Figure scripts
* Start *

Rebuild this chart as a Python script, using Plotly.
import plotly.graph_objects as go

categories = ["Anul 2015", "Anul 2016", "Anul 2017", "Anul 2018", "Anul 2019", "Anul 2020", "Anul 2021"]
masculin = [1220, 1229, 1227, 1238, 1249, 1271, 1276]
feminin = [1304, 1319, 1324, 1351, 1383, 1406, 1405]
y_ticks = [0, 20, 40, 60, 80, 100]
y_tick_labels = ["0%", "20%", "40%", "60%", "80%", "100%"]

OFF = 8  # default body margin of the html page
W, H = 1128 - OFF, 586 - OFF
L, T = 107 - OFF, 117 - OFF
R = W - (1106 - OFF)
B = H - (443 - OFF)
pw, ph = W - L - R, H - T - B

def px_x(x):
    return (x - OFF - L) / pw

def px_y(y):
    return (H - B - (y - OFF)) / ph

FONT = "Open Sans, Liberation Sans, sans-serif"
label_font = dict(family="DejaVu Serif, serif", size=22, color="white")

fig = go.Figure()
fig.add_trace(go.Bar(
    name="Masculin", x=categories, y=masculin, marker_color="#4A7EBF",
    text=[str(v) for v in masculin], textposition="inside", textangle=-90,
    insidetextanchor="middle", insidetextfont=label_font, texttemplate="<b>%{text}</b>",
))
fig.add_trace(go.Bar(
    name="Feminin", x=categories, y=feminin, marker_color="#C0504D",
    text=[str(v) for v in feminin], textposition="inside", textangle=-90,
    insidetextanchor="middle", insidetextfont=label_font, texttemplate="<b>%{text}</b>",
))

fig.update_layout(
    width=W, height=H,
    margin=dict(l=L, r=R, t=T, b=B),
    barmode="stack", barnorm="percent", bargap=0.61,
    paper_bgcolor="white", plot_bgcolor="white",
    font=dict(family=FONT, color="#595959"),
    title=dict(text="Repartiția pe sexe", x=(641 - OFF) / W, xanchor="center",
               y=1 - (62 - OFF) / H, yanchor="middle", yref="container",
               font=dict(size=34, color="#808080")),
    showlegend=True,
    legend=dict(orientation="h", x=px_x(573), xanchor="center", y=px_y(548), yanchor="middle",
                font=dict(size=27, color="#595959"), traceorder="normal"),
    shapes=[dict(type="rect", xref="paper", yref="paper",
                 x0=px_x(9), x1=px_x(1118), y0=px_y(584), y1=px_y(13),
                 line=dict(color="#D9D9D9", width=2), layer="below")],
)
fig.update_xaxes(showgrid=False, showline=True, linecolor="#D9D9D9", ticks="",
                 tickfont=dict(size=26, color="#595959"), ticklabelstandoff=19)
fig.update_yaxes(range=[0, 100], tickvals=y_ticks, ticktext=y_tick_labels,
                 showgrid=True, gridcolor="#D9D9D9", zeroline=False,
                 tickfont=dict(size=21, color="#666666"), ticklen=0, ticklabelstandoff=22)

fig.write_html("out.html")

* End *
* Start *

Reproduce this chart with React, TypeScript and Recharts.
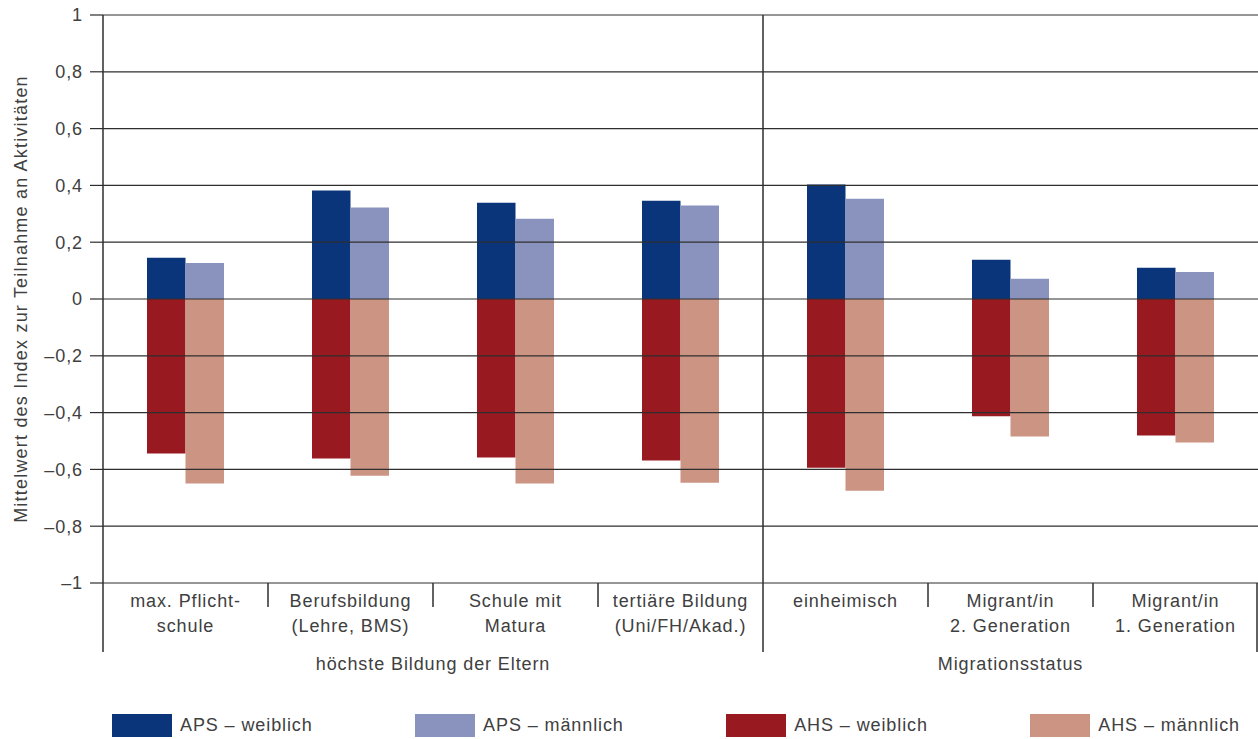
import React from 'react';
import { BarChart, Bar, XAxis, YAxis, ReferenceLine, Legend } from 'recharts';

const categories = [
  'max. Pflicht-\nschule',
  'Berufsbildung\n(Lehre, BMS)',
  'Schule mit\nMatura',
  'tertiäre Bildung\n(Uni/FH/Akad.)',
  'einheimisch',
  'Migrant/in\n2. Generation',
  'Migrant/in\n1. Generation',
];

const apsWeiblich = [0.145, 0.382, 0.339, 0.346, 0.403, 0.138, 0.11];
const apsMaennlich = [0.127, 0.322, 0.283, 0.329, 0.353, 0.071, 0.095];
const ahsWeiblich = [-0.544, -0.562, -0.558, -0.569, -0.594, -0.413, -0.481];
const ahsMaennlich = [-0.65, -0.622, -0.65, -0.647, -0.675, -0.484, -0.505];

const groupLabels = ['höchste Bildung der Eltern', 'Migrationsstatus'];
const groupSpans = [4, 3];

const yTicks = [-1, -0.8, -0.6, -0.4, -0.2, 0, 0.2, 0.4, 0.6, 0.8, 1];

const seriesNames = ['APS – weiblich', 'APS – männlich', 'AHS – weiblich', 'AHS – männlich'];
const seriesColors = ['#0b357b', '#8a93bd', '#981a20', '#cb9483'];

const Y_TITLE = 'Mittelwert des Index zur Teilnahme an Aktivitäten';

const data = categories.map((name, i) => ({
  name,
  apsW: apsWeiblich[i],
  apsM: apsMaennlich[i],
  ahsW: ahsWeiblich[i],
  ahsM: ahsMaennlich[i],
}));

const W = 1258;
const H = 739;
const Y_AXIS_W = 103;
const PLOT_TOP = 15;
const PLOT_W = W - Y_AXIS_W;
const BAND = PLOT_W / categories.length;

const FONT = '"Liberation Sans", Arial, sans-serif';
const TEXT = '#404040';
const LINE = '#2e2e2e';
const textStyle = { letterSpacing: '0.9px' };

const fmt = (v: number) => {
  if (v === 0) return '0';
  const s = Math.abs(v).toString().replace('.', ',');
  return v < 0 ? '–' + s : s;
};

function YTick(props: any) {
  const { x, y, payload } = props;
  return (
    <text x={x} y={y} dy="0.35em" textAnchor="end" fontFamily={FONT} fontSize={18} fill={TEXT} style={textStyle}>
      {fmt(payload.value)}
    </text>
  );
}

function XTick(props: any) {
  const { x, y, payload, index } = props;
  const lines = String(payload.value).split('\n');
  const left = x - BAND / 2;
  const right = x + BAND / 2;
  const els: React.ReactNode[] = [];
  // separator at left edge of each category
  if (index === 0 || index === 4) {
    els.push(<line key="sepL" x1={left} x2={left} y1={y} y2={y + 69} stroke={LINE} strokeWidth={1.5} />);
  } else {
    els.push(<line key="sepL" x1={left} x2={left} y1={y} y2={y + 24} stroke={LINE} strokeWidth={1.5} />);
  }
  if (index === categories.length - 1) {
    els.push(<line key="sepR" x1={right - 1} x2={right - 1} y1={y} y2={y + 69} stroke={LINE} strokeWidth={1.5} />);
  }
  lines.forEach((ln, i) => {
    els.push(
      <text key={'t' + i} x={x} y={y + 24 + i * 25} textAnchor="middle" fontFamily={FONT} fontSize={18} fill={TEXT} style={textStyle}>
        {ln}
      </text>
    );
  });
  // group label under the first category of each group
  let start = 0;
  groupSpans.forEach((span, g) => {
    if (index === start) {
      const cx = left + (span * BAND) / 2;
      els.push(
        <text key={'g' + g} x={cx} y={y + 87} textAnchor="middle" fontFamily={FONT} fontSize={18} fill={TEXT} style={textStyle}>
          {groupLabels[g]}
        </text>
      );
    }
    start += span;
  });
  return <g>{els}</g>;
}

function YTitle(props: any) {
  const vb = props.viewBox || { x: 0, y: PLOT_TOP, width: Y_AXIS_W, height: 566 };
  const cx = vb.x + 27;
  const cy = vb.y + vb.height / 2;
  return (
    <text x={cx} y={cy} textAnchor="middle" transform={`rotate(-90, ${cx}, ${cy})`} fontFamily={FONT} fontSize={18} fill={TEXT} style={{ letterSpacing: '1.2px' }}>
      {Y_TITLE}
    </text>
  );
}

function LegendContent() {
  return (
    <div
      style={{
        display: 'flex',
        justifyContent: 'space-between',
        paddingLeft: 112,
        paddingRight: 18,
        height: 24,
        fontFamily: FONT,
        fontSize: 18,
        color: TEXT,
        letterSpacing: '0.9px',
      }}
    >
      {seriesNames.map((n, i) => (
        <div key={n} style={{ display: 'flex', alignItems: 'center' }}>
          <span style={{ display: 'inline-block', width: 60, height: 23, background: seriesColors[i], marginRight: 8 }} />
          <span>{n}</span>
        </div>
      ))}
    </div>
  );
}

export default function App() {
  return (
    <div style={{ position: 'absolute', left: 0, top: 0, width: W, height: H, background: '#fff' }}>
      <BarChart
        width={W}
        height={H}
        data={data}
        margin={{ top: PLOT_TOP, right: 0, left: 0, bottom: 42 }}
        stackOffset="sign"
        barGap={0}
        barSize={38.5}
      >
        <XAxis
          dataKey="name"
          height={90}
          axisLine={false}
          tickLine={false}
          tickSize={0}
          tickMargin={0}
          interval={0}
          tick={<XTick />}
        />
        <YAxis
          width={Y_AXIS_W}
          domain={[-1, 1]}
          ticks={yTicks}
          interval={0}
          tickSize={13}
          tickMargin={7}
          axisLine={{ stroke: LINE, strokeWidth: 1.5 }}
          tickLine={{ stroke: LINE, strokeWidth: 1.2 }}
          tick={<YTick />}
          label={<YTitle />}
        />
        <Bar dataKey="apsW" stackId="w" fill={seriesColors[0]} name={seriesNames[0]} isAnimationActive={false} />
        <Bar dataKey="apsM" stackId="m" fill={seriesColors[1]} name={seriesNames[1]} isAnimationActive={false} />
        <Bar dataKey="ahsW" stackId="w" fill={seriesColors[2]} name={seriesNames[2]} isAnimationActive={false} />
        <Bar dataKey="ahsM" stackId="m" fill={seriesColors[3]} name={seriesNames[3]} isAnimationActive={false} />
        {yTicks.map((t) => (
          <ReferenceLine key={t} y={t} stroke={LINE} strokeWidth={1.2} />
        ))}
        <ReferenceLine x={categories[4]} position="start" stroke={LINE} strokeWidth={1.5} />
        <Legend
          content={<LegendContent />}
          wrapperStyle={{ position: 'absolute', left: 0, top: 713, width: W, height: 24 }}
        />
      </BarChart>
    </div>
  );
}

* End *

DIRECTIONS: Only the lines from the one with "Reproduce this chart" down to the one with "const BAND = PLOT_W / categories.length;" belong in your copy, both ends included; write them out exactly and skip any pictures.

RESULT OF THE EXERCISE:
Reproduce this chart with React, TypeScript and Recharts.
import React from 'react';
import { BarChart, Bar, XAxis, YAxis, ReferenceLine, Legend } from 'recharts';

const categories = [
  'max. Pflicht-\nschule',
  'Berufsbildung\n(Lehre, BMS)',
  'Schule mit\nMatura',
  'tertiäre Bildung\n(Uni/FH/Akad.)',
  'einheimisch',
  'Migrant/in\n2. Generation',
  'Migrant/in\n1. Generation',
];

const apsWeiblich = [0.145, 0.382, 0.339, 0.346, 0.403, 0.138, 0.11];
const apsMaennlich = [0.127, 0.322, 0.283, 0.329, 0.353, 0.071, 0.095];
const ahsWeiblich = [-0.544, -0.562, -0.558, -0.569, -0.594, -0.413, -0.481];
const ahsMaennlich = [-0.65, -0.622, -0.65, -0.647, -0.675, -0.484, -0.505];

const groupLabels = ['höchste Bildung der Eltern', 'Migrationsstatus'];
const groupSpans = [4, 3];

const yTicks = [-1, -0.8, -0.6, -0.4, -0.2, 0, 0.2, 0.4, 0.6, 0.8, 1];

const seriesNames = ['APS – weiblich', 'APS – männlich', 'AHS – weiblich', 'AHS – männlich'];
const seriesColors = ['#0b357b', '#8a93bd', '#981a20', '#cb9483'];

const Y_TITLE = 'Mittelwert des Index zur Teilnahme an Aktivitäten';

const data = categories.map((name, i) => ({
  name,
  apsW: apsWeiblich[i],
  apsM: apsMaennlich[i],
  ahsW: ahsWeiblich[i],
  ahsM: ahsMaennlich[i],
}));

const W = 1258;
const H = 739;
const Y_AXIS_W = 103;
const PLOT_TOP = 15;
const PLOT_W = W - Y_AXIS_W;
const BAND = PLOT_W / categories.length;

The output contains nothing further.